E' molto ricca di spunti la bella intervista di Francesco Fain all'Arcivescovo di Gorizia Carlo Maria Redaelli, pubblicata sul Piccolo di sabato 2 settembre.
Raccogliendone solo alcuni, si sottolinea l'importanza di cogliere l'occasione del 2025 per trasformare Gorizia (intendendo ovviamente Nova Gorica e Gorizia insieme) in una "Città della Pace". Il vescovo sottolinea l'opportunità storica di dimostrare come un luogo in cui tanto sangue è stato versato può diventare un punto di riferimento a livello europeo di cosa significhi valorizzare le diversità nell'unità. Interpretando altri suoi interventi precedenti, la scelta di portare su questo territorio senza più confini l'annuale "marcia della pace" promossa dalla Conferenza Episcopale Italiana per il 31 dicembre 2023 va proprio in questa direzione. Così come è da ricordare il convegno internazionale di Pax Christi, che si svolgerà contestualmente il 30 e 31 dicembre e sarà dedicato all'intelligenza artificiale in rapporto alla costituzione dei Corpi Civili di Pace europei.
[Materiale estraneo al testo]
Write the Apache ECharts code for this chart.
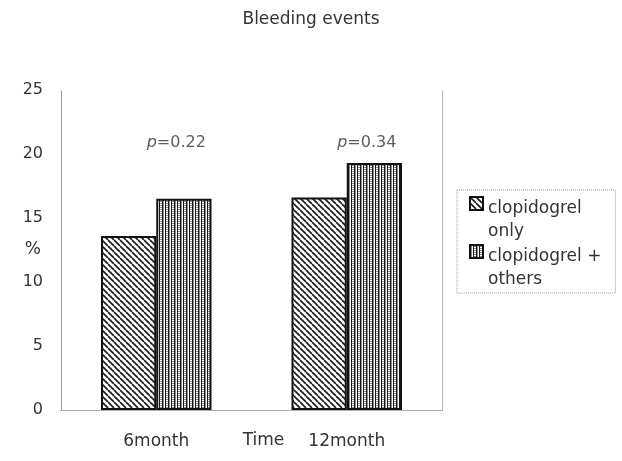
<!DOCTYPE html>
<html>
<head>
<meta charset="utf-8">
<script src="https://cdn.jsdelivr.net/npm/echarts@6/dist/echarts.min.js"></script>
<style>
    html, body { margin: 0; padding: 0; background: #fff; }
    #chart { width: 622px; height: 461px; }
</style>
</head>
<body>
<div id="chart"></div>
<script>
const categories = ["6month", "12month"];
const onlyValues = [13.6, 16.6];
const othersValues = [16.5, 19.3];
const pValues = ["0.22", "0.34"];
const pLabelLevel = [20.9, 20.9];

const FONT = "DejaVu Sans";

/* ===========================
   Patterns
=========================== */

function hatchPattern() {
    const c = document.createElement("canvas");
    c.width = 6;
    c.height = 6;
    const ctx = c.getContext("2d");
    ctx.fillStyle = "#fff";
    ctx.fillRect(0, 0, 6, 6);
    ctx.strokeStyle = "#1a1a1a";
    ctx.lineWidth = 1.6;
    ctx.beginPath();
    for (let k = -6; k <= 12; k += 6) {
        ctx.moveTo(k, 0);
        ctx.lineTo(k + 6, 6);
    }
    ctx.stroke();
    return c;
}

function stripePattern() {
    const c = document.createElement("canvas");
    c.width = 6;
    c.height = 4;
    const ctx = c.getContext("2d");
    ctx.fillStyle = "#fff";
    ctx.fillRect(0, 0, 6, 4);
    ctx.fillStyle = "#1a1a1a";
    ctx.fillRect(0, 0, 1.5, 4);
    ctx.fillRect(3, 0, 1, 4);
    ctx.fillRect(4.5, 1, 1, 1);
    ctx.fillRect(4.5, 3, 1, 1);
    return c;
}

// square at the top of a taller box, so the icon sits on the first text line
const LEGEND_ICON = "path://M0,0H13V13H0Z M0,46";

const chart = echarts.init(document.getElementById("chart"));

chart.setOption({
    animation: false,
    title: {
        text: "Bleeding events",
        left: "center",
        top: 6,
        textStyle: { fontFamily: FONT, fontSize: 17, fontWeight: "normal", color: "#333" }
    },
    legend: {
        data: ["clopidogrel\nonly", "clopidogrel +\nothers"],
        orient: "vertical",
        left: 457,
        top: 190,
        padding: [6, 14, 1, 12],
        icon: LEGEND_ICON,
        itemWidth: 13,
        itemHeight: 46,
        itemGap: 0,
        borderColor: "#999",
        borderWidth: 1,
        borderType: "dotted",
        textStyle: { fontFamily: FONT, fontSize: 17, color: "#333", lineHeight: 23 }
    },
    grid: {
        left: 61,
        right: 180,
        top: 90,
        bottom: 51,
        outerBoundsMode: "none",
        containLabel: false
    },
    xAxis: [{
        type: "category",
        data: categories,
        name: "Time",
        nameLocation: "middle",
        nameGap: 22,
        nameMoveOverlap: false,
        nameTextStyle: { fontFamily: FONT, fontSize: 17, color: "#333", padding: [0, 0, 0, 24] },
        axisLine: { lineStyle: { color: "#888", type: "dotted" } },
        axisTick: { show: false },
        axisLabel: { fontFamily: FONT, fontSize: 17, color: "#333", margin: 23 }
    }, {
        type: "category",
        data: categories,
        position: "top",
        axisLine: { show: true, lineStyle: { color: "#aaa", type: "dotted" } },
        axisTick: { show: false },
        axisLabel: { show: false }
    }],
    yAxis: [{
        type: "value",
        min: 0,
        max: 25,
        interval: 5,
        name: "%",
        nameLocation: "middle",
        nameRotate: 0,
        nameGap: 20,
        nameMoveOverlap: false,
        nameTextStyle: { fontFamily: FONT, fontSize: 17, color: "#333" },
        axisLine: { show: true, lineStyle: { color: "#888", type: "dotted" } },
        axisTick: { show: false },
        splitLine: { show: false },
        axisLabel: { fontFamily: FONT, fontSize: 16, color: "#333", margin: 18 }
    }, {
        type: "value",
        min: 0,
        max: 25,
        interval: 5,
        position: "right",
        axisLine: { show: true, lineStyle: { color: "#aaa", type: "dotted" } },
        axisTick: { show: false },
        splitLine: { show: false },
        axisLabel: { show: false }
    }],
    series: [{
        name: "clopidogrel\nonly",
        type: "bar",
        data: onlyValues,
        barGap: "0%",
        barCategoryGap: "42%",
        itemStyle: {
            color: { image: hatchPattern(), repeat: "repeat" },
            borderColor: "#111",
            borderWidth: 2
        }
    }, {
        name: "clopidogrel +\nothers",
        type: "bar",
        data: othersValues,
        itemStyle: {
            color: { image: stripePattern(), repeat: "repeat" },
            borderColor: "#111",
            borderWidth: 2
        }
    }, {
        name: "p",
        type: "scatter",
        data: pLabelLevel,
        symbolSize: 0,
        silent: true,
        label: {
            show: true,
            position: "inside",
            offset: [20, 0],
            formatter: (p) => "{i|p}=" + pValues[p.dataIndex],
            fontFamily: FONT,
            fontSize: 16,
            color: "#333",
            rich: {
                i: { fontFamily: FONT, fontSize: 16, fontStyle: "italic", color: "#333" }
            }
        }
    }]
});
</script>
</body>
</html>
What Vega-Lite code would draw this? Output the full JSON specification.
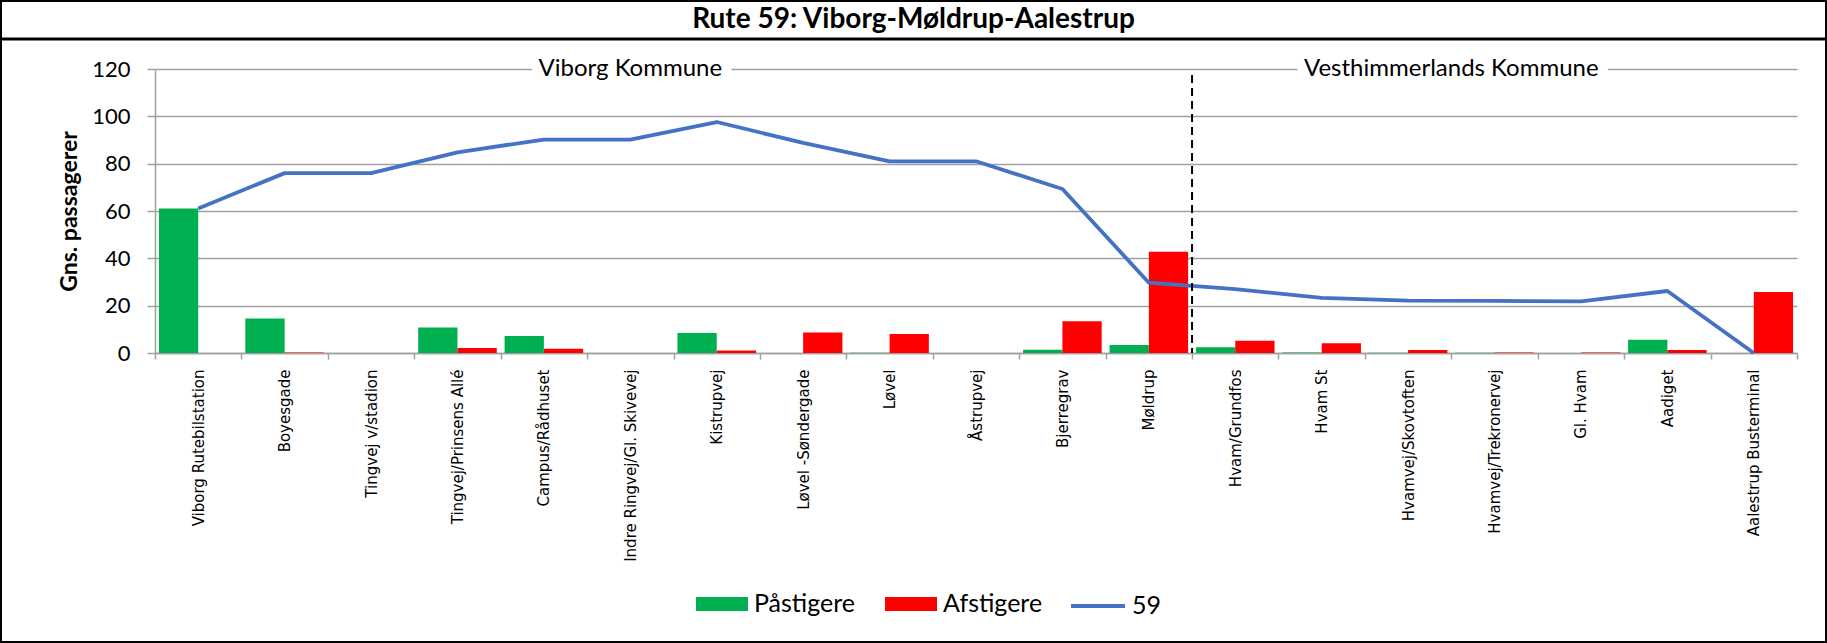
{
  "$schema": "https://vega.github.io/schema/vega-lite/v6.json",
  "width": 1827,
  "height": 643,
  "autosize": "none",
  "padding": 0,
  "background": "white",
  "config": {
    "view": {"stroke": "#000000", "strokeWidth": 4},
    "font": "Lato"
  },
  "datasets": {
    "stops": [
      {"stop": "Viborg Rutebilstation", "Påstigere": 61.1, "Afstigere": 0, "load": 61.1},
      {"stop": "Boyesgade", "Påstigere": 14.6, "Afstigere": 0.2, "load": 76.0},
      {"stop": "Tingvej v/stadion", "Påstigere": 0, "Afstigere": 0, "load": 76.0},
      {"stop": "Tingvej/Prinsens Allé", "Påstigere": 10.8, "Afstigere": 2.1, "load": 84.8},
      {"stop": "Campus/Rådhuset", "Påstigere": 7.2, "Afstigere": 1.8, "load": 90.2},
      {"stop": "Indre Ringvej/Gl. Skivevej", "Påstigere": 0, "Afstigere": 0, "load": 90.2},
      {"stop": "Kistrupvej", "Påstigere": 8.4, "Afstigere": 1.1, "load": 97.6},
      {"stop": "Løvel -Søndergade", "Påstigere": 0, "Afstigere": 8.7, "load": 88.8},
      {"stop": "Løvel", "Påstigere": 0.1, "Afstigere": 8.0, "load": 81.0},
      {"stop": "Åstrupvej", "Påstigere": 0, "Afstigere": 0, "load": 81.0},
      {"stop": "Bjerregrav", "Påstigere": 1.4, "Afstigere": 13.4, "load": 69.3},
      {"stop": "Møldrup", "Påstigere": 3.4, "Afstigere": 42.8, "load": 29.7},
      {"stop": "Hvam/Grundfos", "Påstigere": 2.4, "Afstigere": 5.2, "load": 27.0},
      {"stop": "Hvam St", "Påstigere": 0.2, "Afstigere": 4.1, "load": 23.3},
      {"stop": "Hvamvej/Skovtoften", "Påstigere": 0.1, "Afstigere": 1.3, "load": 22.1},
      {"stop": "Hvamvej/Trekronervej", "Påstigere": 0.1, "Afstigere": 0.2, "load": 22.0},
      {"stop": "Gl. Hvam", "Påstigere": 0, "Afstigere": 0.2, "load": 21.8},
      {"stop": "Aadiget", "Påstigere": 5.6, "Afstigere": 1.3, "load": 26.2},
      {"stop": "Aalestrup Busterminal", "Påstigere": 0, "Afstigere": 25.8, "load": 0}
    ]
  },
  "data": {"name": "stops"},
  "layer": [
    {
      "transform": [{"fold": ["Påstigere", "Afstigere"], "as": ["key", "value"]}],
      "mark": {"type": "bar"},
      "encoding": {
        "x": {
          "field": "stop", "type": "nominal", "title": null,
          "scale": {
            "domain": ["Viborg Rutebilstation", "Boyesgade", "Tingvej v/stadion", "Tingvej/Prinsens Allé", "Campus/Rådhuset", "Indre Ringvej/Gl. Skivevej", "Kistrupvej", "Løvel -Søndergade", "Løvel", "Åstrupvej", "Bjerregrav", "Møldrup", "Hvam/Grundfos", "Hvam St", "Hvamvej/Skovtoften", "Hvamvej/Trekronervej", "Gl. Hvam", "Aadiget", "Aalestrup Busterminal"],
            "range": [155, 1797], "paddingInner": 0, "paddingOuter": 0
          },
          "axis": {
            "orient": "bottom", "offset": -290, "tickBand": "extent", "tickSize": 6,
            "tickColor": "#a0a0a0", "tickWidth": 1.5, "domainColor": "#a0a0a0", "domainWidth": 1.5,
            "labelAngle": -90, "labelFont": "DejaVu Sans", "labelFontSize": 15, "labelColor": "#000000",
            "labelPadding": 10, "labelLimit": 400
          }
        },
        "xOffset": {"field": "key", "type": "nominal", "sort": ["Påstigere", "Afstigere"], "scale": {"paddingInner": 0, "paddingOuter": 0.1}},
        "y": {
          "field": "value", "type": "quantitative", "title": "Gns. passagerer",
          "scale": {"domain": [0, 120], "range": [353, 69], "nice": false},
          "axis": {
            "values": [0, 20, 40, 60, 80, 100, 120], "offset": -155, "grid": true,
            "gridColor": "#a0a0a0", "gridWidth": 1.5, "domainColor": "#a0a0a0", "domainWidth": 1.5,
            "tickColor": "#a0a0a0", "tickWidth": 1.5, "tickSize": 8,
            "labelFont": "Lato", "labelFontSize": 22, "labelColor": "#000000", "labelPadding": 17,
            "titleFont": "Lato", "titleFontSize": 23, "titleFontWeight": "bold", "titleColor": "#000000", "titlePadding": 10
          }
        },
        "color": {
          "field": "key", "type": "nominal",
          "scale": {"domain": ["Påstigere", "Afstigere"], "range": ["#00B050", "#FF0000"]},
          "legend": {
            "orient": "none", "legendX": 696, "legendY": 578, "direction": "horizontal", "title": null,
            "symbolType": "M-1,-0.27H1V0.27H-1Z", "symbolSize": 2704, "symbolStrokeWidth": 0,
            "labelFont": "Lato", "labelFontSize": 25, "labelColor": "#000000", "labelOffset": 6,
            "columnPadding": 29, "padding": 0
          }
        }
      }
    },
    {
      "mark": {"type": "line", "strokeWidth": 3.8, "strokeJoin": "round"},
      "encoding": {
        "x": {"field": "stop", "type": "nominal"},
        "y": {"field": "load", "type": "quantitative", "title": "Gns. passagerer"},
        "stroke": {
          "datum": "59", "type": "nominal",
          "scale": {"domain": ["59"], "range": ["#4472C4"]},
          "legend": {
            "orient": "none", "legendX": 1069, "legendY": 577, "title": null,
            "symbolType": "stroke", "symbolSize": 2916, "symbolStrokeWidth": 4,
            "labelFont": "Lato", "labelFontSize": 25, "labelColor": "#000000", "labelOffset": 5, "padding": 0
          }
        }
      }
    },
    {
      "data": {"values": [{"boundary": "Hvam/Grundfos"}]},
      "mark": {"type": "rule", "color": "#000000", "strokeWidth": 2, "strokeDash": [8, 5]},
      "encoding": {
        "x": {"field": "boundary", "type": "nominal", "bandPosition": 0},
        "y": {"datum": 117.5, "type": "quantitative"},
        "y2": {"datum": 0}
      }
    },
    {
      "data": {"values": [{"label": "Viborg Kommune", "stop": "Indre Ringvej/Gl. Skivevej"}]},
      "mark": {"type": "text", "font": "Lato", "fontSize": 24, "fill": "white", "stroke": "white", "strokeWidth": 20, "strokeJoin": "round"},
      "encoding": {
        "x": {"field": "stop", "type": "nominal"},
        "y": {"datum": 120, "type": "quantitative"},
        "text": {"field": "label"}
      }
    },
    {
      "data": {"values": [{"label": "Viborg Kommune", "stop": "Indre Ringvej/Gl. Skivevej"}]},
      "mark": {"type": "text", "font": "Lato", "fontSize": 24, "color": "#000000"},
      "encoding": {
        "x": {"field": "stop", "type": "nominal"},
        "y": {"datum": 120, "type": "quantitative"},
        "text": {"field": "label"}
      }
    },
    {
      "data": {"values": [{"label": "Vesthimmerlands Kommune", "stop": "Hvamvej/Trekronervej"}]},
      "mark": {"type": "text", "font": "Lato", "fontSize": 24, "fill": "white", "stroke": "white", "strokeWidth": 20, "strokeJoin": "round"},
      "encoding": {
        "x": {"field": "stop", "type": "nominal", "bandPosition": 0},
        "y": {"datum": 120, "type": "quantitative"},
        "text": {"field": "label"}
      }
    },
    {
      "data": {"values": [{"label": "Vesthimmerlands Kommune", "stop": "Hvamvej/Trekronervej"}]},
      "mark": {"type": "text", "font": "Lato", "fontSize": 24, "color": "#000000"},
      "encoding": {
        "x": {"field": "stop", "type": "nominal", "bandPosition": 0},
        "y": {"datum": 120, "type": "quantitative"},
        "text": {"field": "label"}
      }
    },
    {
      "data": {"values": [{"sep": 132.7}]},
      "mark": {"type": "rule", "color": "#000000", "strokeWidth": 3},
      "encoding": {"y": {"field": "sep", "type": "quantitative"}}
    },
    {
      "data": {"values": [{"title": "Rute 59: Viborg-Møldrup-Aalestrup"}]},
      "mark": {"type": "text", "font": "Lato", "fontSize": 28, "fontWeight": "bold", "color": "#000000"},
      "encoding": {
        "y": {"datum": 140.7, "type": "quantitative"},
        "text": {"field": "title"}
      }
    }
  ]
}
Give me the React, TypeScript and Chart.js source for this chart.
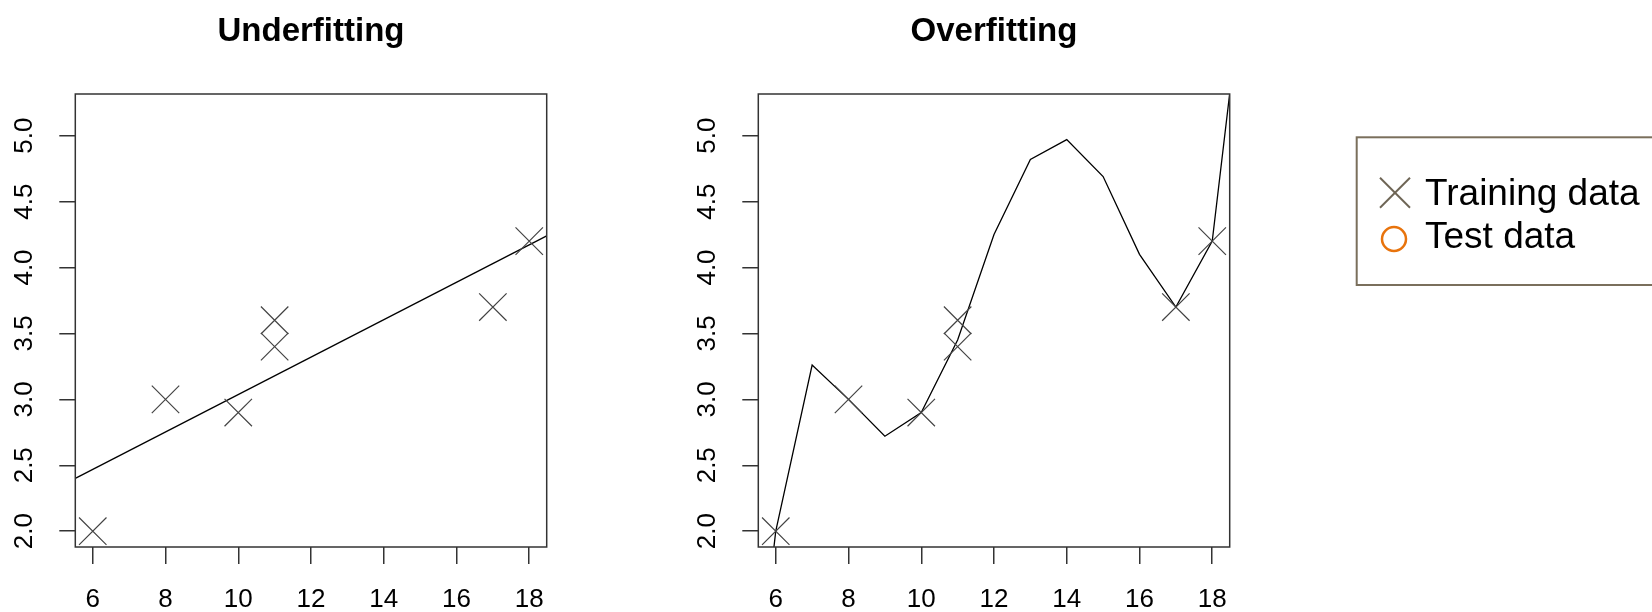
import React, { useEffect, useRef } from 'react';
import { Chart, registerables } from 'chart.js';

Chart.register(...registerables);

const FONT = '"Liberation Sans", Arial, Helvetica, sans-serif';

// ---- data ----
const trainX = [6, 8, 10, 11, 11, 17, 18];
const trainY = [2.0, 3.0, 2.9, 3.6, 3.4, 3.7, 4.2];

const fitX = [5.52, 18.48];
const fitY = [2.4, 4.24];

const overX = [5.5, 6, 7, 8, 9, 10, 11, 12, 13, 14, 15, 16, 17, 18, 18.48];
const overY = [0.8, 2.0, 3.26, 3.0, 2.72, 2.9, 3.45, 4.25, 4.82, 4.97, 4.69, 4.1, 3.7, 4.2, 5.32];

const xTicks = [6, 8, 10, 12, 14, 16, 18];
const xTickLabels = ['6', '8', '10', '12', '14', '16', '18'];
const yTicks = [2.0, 2.5, 3.0, 3.5, 4.0, 4.5, 5.0];
const yTickLabels = ['2.0', '2.5', '3.0', '3.5', '4.0', '4.5', '5.0'];

const titles = ['Underfitting', 'Overfitting'];
const legendLabels = ['Training data', 'Test data'];

const X_MIN = 5.52;
const X_MAX = 18.48;
const Y_MIN = 1.88;
const Y_MAX = 5.316;

const CANVAS_W = 622;
const CANVAS_H = 612;
const SIDE = 75.3;

const framePlugin = {
  id: 'rframe',
  afterDraw(chart: any) {
    const { ctx, chartArea: a, scales } = chart;
    ctx.save();
    ctx.strokeStyle = '#333';
    ctx.lineWidth = 1.5;
    ctx.strokeRect(a.left, a.top, a.right - a.left, a.bottom - a.top);
    ctx.fillStyle = '#000';
    ctx.font = `26px ${FONT}`;
    ctx.textAlign = 'center';
    ctx.textBaseline = 'middle';
    yTicks.forEach((v, i) => {
      const y = scales.y.getPixelForValue(v);
      ctx.save();
      ctx.translate(25, y);
      ctx.rotate(-Math.PI / 2);
      ctx.fillText(yTickLabels[i], 0, 0);
      ctx.restore();
    });
    ctx.restore();
  },
};

function Panel({ title, lineX, lineY, left }: { title: string; lineX: number[]; lineY: number[]; left: number }) {
  const ref = useRef<HTMLCanvasElement | null>(null);
  useEffect(() => {
    if (!ref.current) return;
    const chart = new Chart(ref.current, {
      type: 'scatter',
      data: {
        datasets: [
          {
            label: 'fit',
            data: lineX.map((x, i) => ({ x, y: lineY[i] })),
            showLine: true,
            borderColor: '#000',
            borderWidth: 1.3,
            pointRadius: 0,
            tension: 0,
            order: 2,
          } as any,
          {
            label: 'Training data',
            data: trainX.map((x, i) => ({ x, y: trainY[i] })),
            pointStyle: 'crossRot',
            pointRadius: 19.4,
            borderColor: '#444',
            backgroundColor: 'rgba(0,0,0,0)',
            borderWidth: 1.2,
            order: 1,
          } as any,
        ],
      },
      options: {
        animation: false,
        responsive: false,
        devicePixelRatio: 1,
        events: [],
        layout: { padding: { left: SIDE, right: SIDE, top: 0, bottom: 0 } },
        plugins: {
          legend: { display: false },
          tooltip: { enabled: false },
          title: {
            display: true,
            text: title,
            color: '#000',
            font: { family: FONT, size: 33, weight: 'bold' },
            padding: { top: 12, bottom: 42.4 },
          },
        },
        scales: {
          x: {
            type: 'linear',
            min: X_MIN,
            max: X_MAX,
            afterBuildTicks: (s: any) => {
              s.ticks = xTicks.map((v) => ({ value: v }));
            },
            afterFit: (s: any) => {
              s.height = 65;
            },
            border: { display: false },
            grid: { drawOnChartArea: false, drawTicks: true, tickLength: 17, color: '#333', lineWidth: 1.5 },
            ticks: {
              autoSkip: false,
              maxRotation: 0,
              minRotation: 0,
              padding: 20,
              color: '#000',
              font: { family: FONT, size: 26 },
              callback: (v: any) => {
                const i = xTicks.indexOf(Number(v));
                return i >= 0 ? xTickLabels[i] : '';
              },
            },
          },
          y: {
            type: 'linear',
            min: Y_MIN,
            max: Y_MAX,
            afterBuildTicks: (s: any) => {
              s.ticks = yTicks.map((v) => ({ value: v }));
            },
            afterFit: (s: any) => {
              s.width = 0;
            },
            border: { display: false },
            grid: { drawOnChartArea: false, drawTicks: true, tickLength: 16, color: '#333', lineWidth: 1.5 },
            ticks: { display: false },
          },
        },
      } as any,
      plugins: [framePlugin],
    });
    return () => chart.destroy();
  }, []);
  return (
    <canvas
      ref={ref}
      width={CANVAS_W}
      height={CANVAS_H}
      style={{ position: 'absolute', left, top: 0, width: CANVAS_W, height: CANVAS_H }}
    />
  );
}

export default function App() {
  return (
    <div
      style={{
        position: 'fixed',
        left: 0,
        top: 0,
        width: 1652,
        height: 612,
        overflow: 'hidden',
        background: '#fff',
      }}
    >
      <Panel title={titles[0]} lineX={fitX} lineY={fitY} left={0} />
      <Panel title={titles[1]} lineX={overX} lineY={overY} left={683.4} />
      <svg
        width={1652}
        height={612}
        style={{ position: 'absolute', left: 0, top: 0, pointerEvents: 'none' }}
      >
        <rect x={1356.7} y={137.3} width={400} height={147.7} fill="none" stroke="#7a6f5c" strokeWidth={2} />
        <line x1={1380} y1={177.7} x2={1410} y2={207.7} stroke="#6e6555" strokeWidth={2} />
        <line x1={1380} y1={207.7} x2={1410} y2={177.7} stroke="#6e6555" strokeWidth={2} />
        <circle cx={1394} cy={239} r={12} fill="none" stroke="#e8730c" strokeWidth={2.5} />
        <text x={1425} y={205} fontFamily={FONT} fontSize={37} fill="#000">
          {legendLabels[0]}
        </text>
        <text x={1425} y={248} fontFamily={FONT} fontSize={37} fill="#000">
          {legendLabels[1]}
        </text>
      </svg>
    </div>
  );
}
Istituti di approfondimento scientifico, università e centri culturali interpelleranno il mondo politico locale, per promuovere la costituzione in Gorizia/Nova Gorica un centro di preparazione dei giovani europei che desiderano partecipare all'avventura dell'interposizione nonviolenta nei (troppi) conflitti planetari. Interessante e del tutto condivisibile è anche la proposta di non rinchiudere tali prospettive nel recinto degli addetti ai lavori, ma di renderle volano di sviluppo e promozione turistica, con tutto l'indotto che da ciò può derivare anche per la complessiva crescita delle "Gorica".
Le riflessioni sulle migrazioni evidenziano la competenza di mons. Redaelli, non a caso presidente nazionale della Caritas. Sostanzialmente, divide in tre passaggi la necessità dell'intervento pubblico a favore delle persone che raggiungono l'Italia attraverso i vari canali, in particolare la nuova rotta balcanica "da Belgrado attraverso l'Italia e poi verso la Svizzera e la Germania". La prima fase è quella della primissima accoglienza, con la necessità di un piano d'emergenza, in particolare per l'autunno e l'inverno. In altre parole, il vescovo sostiene le richieste di numerosi cittadini goriziani che invocano almeno un tetto sulla testa per centinaia di richiedenti asilo che sono costretti a dormire all'addiaccio nei dintorni della Casa Rossa e della Stazione Centrale. Alla domanda di Fain sui rapporti con il sindaco Ziberna, Redaelli risponde laconicamente di aver chiesto più volte di intervenite, ma "non si è riusciti a farlo". La seconda fase è quella dell'attesa del riconoscimento dello status dei rifugiati che non può essere vissuta nei grandi hotspot, ma deve essere capillarmente diffusa nei diversi Comuni, in termini proporzionali. La Chiesa fa quello che può - si aggiunge in questo contesto, insieme ad altre realtà laiche quotidianamente impegnate, quasi sempre in forma di volontariato - nell'alleviare i disagi dei nuovi venuti, in particolare nei centri del Nazareno e del San Luigi. La terza fase è quella dell'inserimento degli stranieri nei processi di reciproca integrazione con i territori, possibile solo con una coerente politica del lavoro, della casa e dei ricongiungimenti familiari, da attuare a livello nazionale e internazionale.
Insomma, la "capitale europea della Cultura" potrebbe e dovrebbe essere anche "capitale europea della Pace", come pure dell'Accoglienza. Senza dimenticare chi - in Slovenia e in Italia - da qualche anno lavora per indirizzare il grande evento del 2025 e sollecitando con forza chi ancora non si è pienamente immesso nella giusta carreggiata, questa intervista all'Arcivescovo Redaelli è un bicchiere di acqua fresca nella calura estiva. Non è l'unico a sollecitare un percorso entusiasmante verso Nova Gorica con Gorizia "città insieme", ma certamente la sua voce autorevole è una forza in più per tutti coloro che ci credono e vogliono "restare umani".